Transcribe all of the material below word for word and leave out its pictures.

_ _ _ _ _ _ _

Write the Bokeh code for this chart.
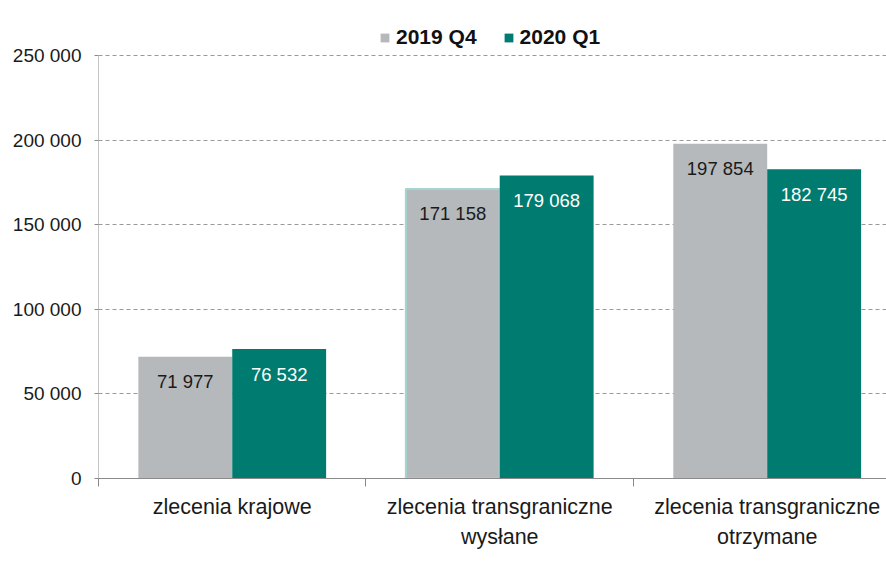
from bokeh.plotting import figure
from bokeh.models import Range1d, FixedTicker, ColumnDataSource
from bokeh.core.properties import value
from bokeh.embed import file_html
from bokeh.resources import INLINE

categories = ["zlecenia krajowe", "zlecenia transgraniczne\nwysłane", "zlecenia transgraniczne\notrzymane"]
series_names = ["2019 Q4", "2020 Q1"]
q4_2019 = [71977, 171158, 197854]
q1_2020 = [76532, 179068, 182745]
y_ticks = [0, 50000, 100000, 150000, 200000, 250000]
y_tick_labels = ["0", "50 000", "100 000", "150 000", "200 000", "250 000"]

GREY = "#b5b9bc"
TEAL = "#007b6f"
FONT = "Liberation Sans"
AXIS = "#8a8a8a"

centers = [i + 0.5 for i in range(len(categories))]
bar_w = 0.351
dodge = bar_w / 2

def fmt(v):
    return f"{v:,}".replace(",", " ")

src_a = ColumnDataSource(dict(
    x=[c - dodge for c in centers], top=q4_2019,
    lbl=[fmt(v) for v in q4_2019],
    lc=[GREY, "#a3d6ce", GREY], la=[0, 1, 0]))
src_b = ColumnDataSource(dict(
    x=[c + dodge for c in centers], top=q1_2020,
    lbl=[fmt(v) for v in q1_2020]))

# frame: 15..478 px vertically, value axis 0..250000 occupies the lower 423 px
FRAME_TOP, FRAME_H, AXIS_H = 15, 463, 423
y_end = y_ticks[-1] * FRAME_H / AXIS_H

p = figure(width=886, height=561, output_backend="svg", toolbar_location=None,
           x_range=Range1d(0, 2.946), y_range=Range1d(0, y_end),
           min_border_left=98, min_border_right=0, min_border_top=FRAME_TOP,
           min_border_bottom=561 - FRAME_TOP - FRAME_H)
p.outline_line_color = None
p.background_fill_color = "white"
p.border_fill_color = "white"

# y axis line only up to the top tick
p.segment(x0=[0], y0=[y_ticks[0]], x1=[0], y1=[y_ticks[-1]], line_color=AXIS, line_width=1)

p.vbar(x="x", top="top", width=bar_w, bottom=0, source=src_a, fill_color=GREY,
       line_color="lc", line_alpha="la", line_width=2, legend_label=series_names[0])
p.vbar(x="x", top="top", width=bar_w, bottom=0, source=src_b, fill_color=TEAL,
       line_color=None, legend_label=series_names[1])

p.text(x="x", y="top", text="lbl", source=src_a, text_align="center", text_baseline="middle",
       y_offset=25, text_font=value(FONT), text_font_size="18.5px", text_color="#1a1a1a")
p.text(x="x", y="top", text="lbl", source=src_b, text_align="center", text_baseline="middle",
       y_offset=25, text_font=value(FONT), text_font_size="18.5px", text_color="white")

# y axis
ya = p.yaxis[0]
ya.ticker = FixedTicker(ticks=y_ticks, minor_ticks=[])
ya.major_label_overrides = {t: l for t, l in zip(y_ticks, y_tick_labels)}
ya.axis_line_color = None
ya.major_tick_line_color = AXIS
ya.major_tick_out = 4
ya.major_tick_in = 0
ya.minor_tick_line_color = None
ya.major_label_standoff = 13
ya.major_label_text_font = FONT
ya.major_label_text_font_size = "19px"
ya.major_label_text_color = "#1a1a1a"

# x axis
xa = p.xaxis[0]
xa.ticker = FixedTicker(ticks=centers, minor_ticks=[0, 1, 2, 3])
xa.major_label_overrides = {c: l for c, l in zip(centers, categories)}
xa.axis_line_color = AXIS
xa.major_tick_line_color = None
xa.major_tick_out = 0
xa.major_tick_in = 0
xa.minor_tick_line_color = AXIS
xa.minor_tick_out = 8
xa.minor_tick_in = 0
xa.major_label_standoff = 8
xa.major_label_text_font = FONT
xa.major_label_text_font_size = "21.5px"
xa.major_label_text_color = "#1a1a1a"
xa.major_label_text_line_height = 1.25

# grid
p.xgrid.grid_line_color = None
p.ygrid.ticker = FixedTicker(ticks=y_ticks[1:])
p.ygrid.grid_line_color = "#9a9a9a"
p.ygrid.grid_line_dash = "4 3"
p.ygrid.grid_line_width = 1

# legend inside the (extended) frame, above the top gridline
lg = p.legend[0]
lg.orientation = "horizontal"
lg.location = (281, 429)
lg.border_line_color = None
lg.background_fill_alpha = 0
lg.padding = 0
lg.margin = 0
lg.spacing = 26
lg.glyph_width = 11
lg.glyph_height = 11
lg.label_standoff = 6
lg.label_text_font = FONT
lg.label_text_font_size = "21px"
lg.label_text_font_style = "bold"
lg.label_text_color = "#111111"

open("out.html", "w").write(file_html(p, INLINE))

_ _ _ _ _ _ _

EXPECTED OUTPUT:
Write the Bokeh code for this chart.
from bokeh.plotting import figure
from bokeh.models import Range1d, FixedTicker, ColumnDataSource
from bokeh.core.properties import value
from bokeh.embed import file_html
from bokeh.resources import INLINE

categories = ["zlecenia krajowe", "zlecenia transgraniczne\nwysłane", "zlecenia transgraniczne\notrzymane"]
series_names = ["2019 Q4", "2020 Q1"]
q4_2019 = [71977, 171158, 197854]
q1_2020 = [76532, 179068, 182745]
y_ticks = [0, 50000, 100000, 150000, 200000, 250000]
y_tick_labels = ["0", "50 000", "100 000", "150 000", "200 000", "250 000"]

GREY = "#b5b9bc"
TEAL = "#007b6f"
FONT = "Liberation Sans"
AXIS = "#8a8a8a"

centers = [i + 0.5 for i in range(len(categories))]
bar_w = 0.351
dodge = bar_w / 2

def fmt(v):
    return f"{v:,}".replace(",", " ")

src_a = ColumnDataSource(dict(
    x=[c - dodge for c in centers], top=q4_2019,
    lbl=[fmt(v) for v in q4_2019],
    lc=[GREY, "#a3d6ce", GREY], la=[0, 1, 0]))
src_b = ColumnDataSource(dict(
    x=[c + dodge for c in centers], top=q1_2020,
    lbl=[fmt(v) for v in q1_2020]))

# frame: 15..478 px vertically, value axis 0..250000 occupies the lower 423 px
FRAME_TOP, FRAME_H, AXIS_H = 15, 463, 423
y_end = y_ticks[-1] * FRAME_H / AXIS_H

p = figure(width=886, height=561, output_backend="svg", toolbar_location=None,
           x_range=Range1d(0, 2.946), y_range=Range1d(0, y_end),
           min_border_left=98, min_border_right=0, min_border_top=FRAME_TOP,
           min_border_bottom=561 - FRAME_TOP - FRAME_H)
p.outline_line_color = None
p.background_fill_color = "white"
p.border_fill_color = "white"

# y axis line only up to the top tick
p.segment(x0=[0], y0=[y_ticks[0]], x1=[0], y1=[y_ticks[-1]], line_color=AXIS, line_width=1)

p.vbar(x="x", top="top", width=bar_w, bottom=0, source=src_a, fill_color=GREY,
       line_color="lc", line_alpha="la", line_width=2, legend_label=series_names[0])
p.vbar(x="x", top="top", width=bar_w, bottom=0, source=src_b, fill_color=TEAL,
       line_color=None, legend_label=series_names[1])

p.text(x="x", y="top", text="lbl", source=src_a, text_align="center", text_baseline="middle",
       y_offset=25, text_font=value(FONT), text_font_size="18.5px", text_color="#1a1a1a")
p.text(x="x", y="top", text="lbl", source=src_b, text_align="center", text_baseline="middle",
       y_offset=25, text_font=value(FONT), text_font_size="18.5px", text_color="white")

# y axis
ya = p.yaxis[0]
ya.ticker = FixedTicker(ticks=y_ticks, minor_ticks=[])
ya.major_label_overrides = {t: l for t, l in zip(y_ticks, y_tick_labels)}
ya.axis_line_color = None
ya.major_tick_line_color = AXIS
ya.major_tick_out = 4
ya.major_tick_in = 0
ya.minor_tick_line_color = None
ya.major_label_standoff = 13
ya.major_label_text_font = FONT
ya.major_label_text_font_size = "19px"
ya.major_label_text_color = "#1a1a1a"

# x axis
xa = p.xaxis[0]
xa.ticker = FixedTicker(ticks=centers, minor_ticks=[0, 1, 2, 3])
xa.major_label_overrides = {c: l for c, l in zip(centers, categories)}
xa.axis_line_color = AXIS
xa.major_tick_line_color = None
xa.major_tick_out = 0
xa.major_tick_in = 0
xa.minor_tick_line_color = AXIS
xa.minor_tick_out = 8
xa.minor_tick_in = 0
xa.major_label_standoff = 8
xa.major_label_text_font = FONT
xa.major_label_text_font_size = "21.5px"
xa.major_label_text_color = "#1a1a1a"
xa.major_label_text_line_height = 1.25

# grid
p.xgrid.grid_line_color = None
p.ygrid.ticker = FixedTicker(ticks=y_ticks[1:])
p.ygrid.grid_line_color = "#9a9a9a"
p.ygrid.grid_line_dash = "4 3"
p.ygrid.grid_line_width = 1

# legend inside the (extended) frame, above the top gridline
lg = p.legend[0]
lg.orientation = "horizontal"
lg.location = (281, 429)
lg.border_line_color = None
lg.background_fill_alpha = 0
lg.padding = 0
lg.margin = 0
lg.spacing = 26
lg.glyph_width = 11
lg.glyph_height = 11
lg.label_standoff = 6
lg.label_text_font = FONT
lg.label_text_font_size = "21px"
lg.label_text_font_style = "bold"
lg.label_text_color = "#111111"

open("out.html", "w").write(file_html(p, INLINE))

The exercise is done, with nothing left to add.